### PROMPT
Starting with the first line of the listing, quote each line exactly until and including the one with "import * as", leaving pictures out.

### MATERIAL PROVIDED
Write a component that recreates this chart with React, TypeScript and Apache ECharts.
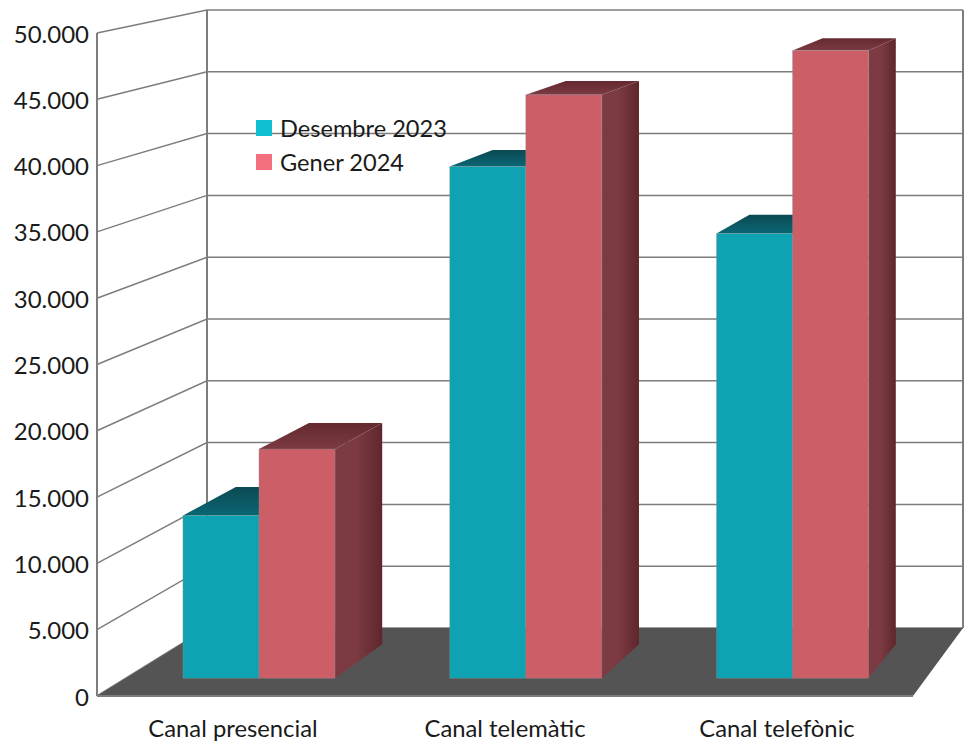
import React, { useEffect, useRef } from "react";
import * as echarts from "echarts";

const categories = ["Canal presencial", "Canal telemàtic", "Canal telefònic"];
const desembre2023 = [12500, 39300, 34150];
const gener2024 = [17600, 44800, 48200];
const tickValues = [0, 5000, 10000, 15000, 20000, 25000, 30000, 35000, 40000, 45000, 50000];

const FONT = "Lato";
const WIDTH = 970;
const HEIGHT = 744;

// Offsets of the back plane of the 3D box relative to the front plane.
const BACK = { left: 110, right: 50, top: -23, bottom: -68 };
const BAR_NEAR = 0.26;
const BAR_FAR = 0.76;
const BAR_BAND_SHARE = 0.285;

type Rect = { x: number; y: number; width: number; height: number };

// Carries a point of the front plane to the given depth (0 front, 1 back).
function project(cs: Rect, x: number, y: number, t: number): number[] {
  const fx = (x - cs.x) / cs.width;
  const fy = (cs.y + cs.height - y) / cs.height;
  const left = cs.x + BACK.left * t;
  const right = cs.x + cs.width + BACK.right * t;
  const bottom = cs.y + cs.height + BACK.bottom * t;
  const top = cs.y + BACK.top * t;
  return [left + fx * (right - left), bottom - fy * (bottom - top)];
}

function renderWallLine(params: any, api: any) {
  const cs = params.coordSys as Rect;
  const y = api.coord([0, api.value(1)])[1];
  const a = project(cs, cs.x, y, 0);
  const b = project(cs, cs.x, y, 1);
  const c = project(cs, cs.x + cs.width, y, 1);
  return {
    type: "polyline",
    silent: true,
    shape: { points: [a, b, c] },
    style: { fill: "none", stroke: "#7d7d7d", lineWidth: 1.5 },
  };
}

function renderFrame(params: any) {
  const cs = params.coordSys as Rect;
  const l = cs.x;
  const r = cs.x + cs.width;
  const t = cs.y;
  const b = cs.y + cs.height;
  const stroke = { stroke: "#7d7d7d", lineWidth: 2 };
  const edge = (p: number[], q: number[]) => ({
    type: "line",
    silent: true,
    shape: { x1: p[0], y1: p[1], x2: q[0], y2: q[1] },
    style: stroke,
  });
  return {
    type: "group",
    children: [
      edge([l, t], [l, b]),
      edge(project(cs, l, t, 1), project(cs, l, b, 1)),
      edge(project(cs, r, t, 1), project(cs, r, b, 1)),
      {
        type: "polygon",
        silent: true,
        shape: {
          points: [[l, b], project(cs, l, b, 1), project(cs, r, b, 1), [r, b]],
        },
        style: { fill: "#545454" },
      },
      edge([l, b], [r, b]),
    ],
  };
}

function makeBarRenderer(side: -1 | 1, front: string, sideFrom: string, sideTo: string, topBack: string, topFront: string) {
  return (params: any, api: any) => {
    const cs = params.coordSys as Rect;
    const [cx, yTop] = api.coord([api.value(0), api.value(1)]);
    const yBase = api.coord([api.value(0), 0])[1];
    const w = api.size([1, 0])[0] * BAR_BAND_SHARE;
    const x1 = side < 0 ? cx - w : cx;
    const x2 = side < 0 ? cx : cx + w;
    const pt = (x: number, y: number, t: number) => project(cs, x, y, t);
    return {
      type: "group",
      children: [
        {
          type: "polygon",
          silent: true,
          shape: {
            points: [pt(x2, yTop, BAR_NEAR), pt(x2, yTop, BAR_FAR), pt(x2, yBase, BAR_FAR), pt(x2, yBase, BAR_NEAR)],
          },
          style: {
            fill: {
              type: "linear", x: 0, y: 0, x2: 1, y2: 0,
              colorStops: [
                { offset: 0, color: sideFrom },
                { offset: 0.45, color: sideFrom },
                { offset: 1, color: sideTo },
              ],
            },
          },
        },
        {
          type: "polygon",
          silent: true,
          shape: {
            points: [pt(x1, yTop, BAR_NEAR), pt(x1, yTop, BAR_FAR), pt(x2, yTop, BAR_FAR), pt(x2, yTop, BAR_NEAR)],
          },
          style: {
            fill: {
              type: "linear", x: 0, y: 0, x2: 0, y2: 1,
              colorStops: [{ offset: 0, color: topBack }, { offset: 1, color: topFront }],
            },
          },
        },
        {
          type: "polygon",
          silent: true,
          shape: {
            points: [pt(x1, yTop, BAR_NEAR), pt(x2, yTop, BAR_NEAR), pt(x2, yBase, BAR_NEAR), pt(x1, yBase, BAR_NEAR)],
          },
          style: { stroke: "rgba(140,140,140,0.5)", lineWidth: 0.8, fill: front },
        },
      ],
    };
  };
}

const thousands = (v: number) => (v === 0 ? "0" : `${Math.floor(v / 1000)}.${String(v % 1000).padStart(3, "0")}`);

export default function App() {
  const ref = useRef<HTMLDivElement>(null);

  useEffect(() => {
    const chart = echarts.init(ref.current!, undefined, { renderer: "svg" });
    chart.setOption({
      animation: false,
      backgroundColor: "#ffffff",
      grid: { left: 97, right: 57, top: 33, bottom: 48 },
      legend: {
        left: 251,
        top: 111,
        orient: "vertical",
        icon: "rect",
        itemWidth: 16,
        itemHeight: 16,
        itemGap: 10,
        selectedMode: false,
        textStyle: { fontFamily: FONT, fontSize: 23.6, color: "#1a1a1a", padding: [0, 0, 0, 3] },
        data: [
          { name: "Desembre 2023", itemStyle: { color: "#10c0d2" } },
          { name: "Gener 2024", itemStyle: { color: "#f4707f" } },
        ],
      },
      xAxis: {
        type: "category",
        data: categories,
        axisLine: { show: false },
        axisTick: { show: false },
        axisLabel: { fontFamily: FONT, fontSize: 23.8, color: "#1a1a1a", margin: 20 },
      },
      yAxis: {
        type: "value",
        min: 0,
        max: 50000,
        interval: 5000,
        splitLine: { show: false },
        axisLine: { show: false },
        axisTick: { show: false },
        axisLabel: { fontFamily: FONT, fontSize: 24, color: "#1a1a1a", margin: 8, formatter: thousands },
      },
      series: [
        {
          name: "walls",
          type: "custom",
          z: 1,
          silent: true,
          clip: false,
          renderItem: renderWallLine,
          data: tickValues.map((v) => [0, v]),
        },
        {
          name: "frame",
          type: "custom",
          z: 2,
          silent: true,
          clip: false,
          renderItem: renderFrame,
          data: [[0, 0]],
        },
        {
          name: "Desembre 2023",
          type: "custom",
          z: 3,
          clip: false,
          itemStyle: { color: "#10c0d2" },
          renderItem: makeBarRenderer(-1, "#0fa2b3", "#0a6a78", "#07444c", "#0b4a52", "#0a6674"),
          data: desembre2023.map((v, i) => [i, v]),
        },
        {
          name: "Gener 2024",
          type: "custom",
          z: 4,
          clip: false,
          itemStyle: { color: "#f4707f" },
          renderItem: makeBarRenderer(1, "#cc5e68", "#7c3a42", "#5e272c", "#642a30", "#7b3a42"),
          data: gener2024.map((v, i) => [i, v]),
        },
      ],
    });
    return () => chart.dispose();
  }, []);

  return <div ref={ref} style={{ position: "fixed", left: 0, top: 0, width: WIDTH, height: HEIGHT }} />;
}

### RESPONSE TO THIS EXERCISE
Write a component that recreates this chart with React, TypeScript and Apache ECharts.
import React, { useEffect, useRef } from "react";
import * as echarts from "echarts";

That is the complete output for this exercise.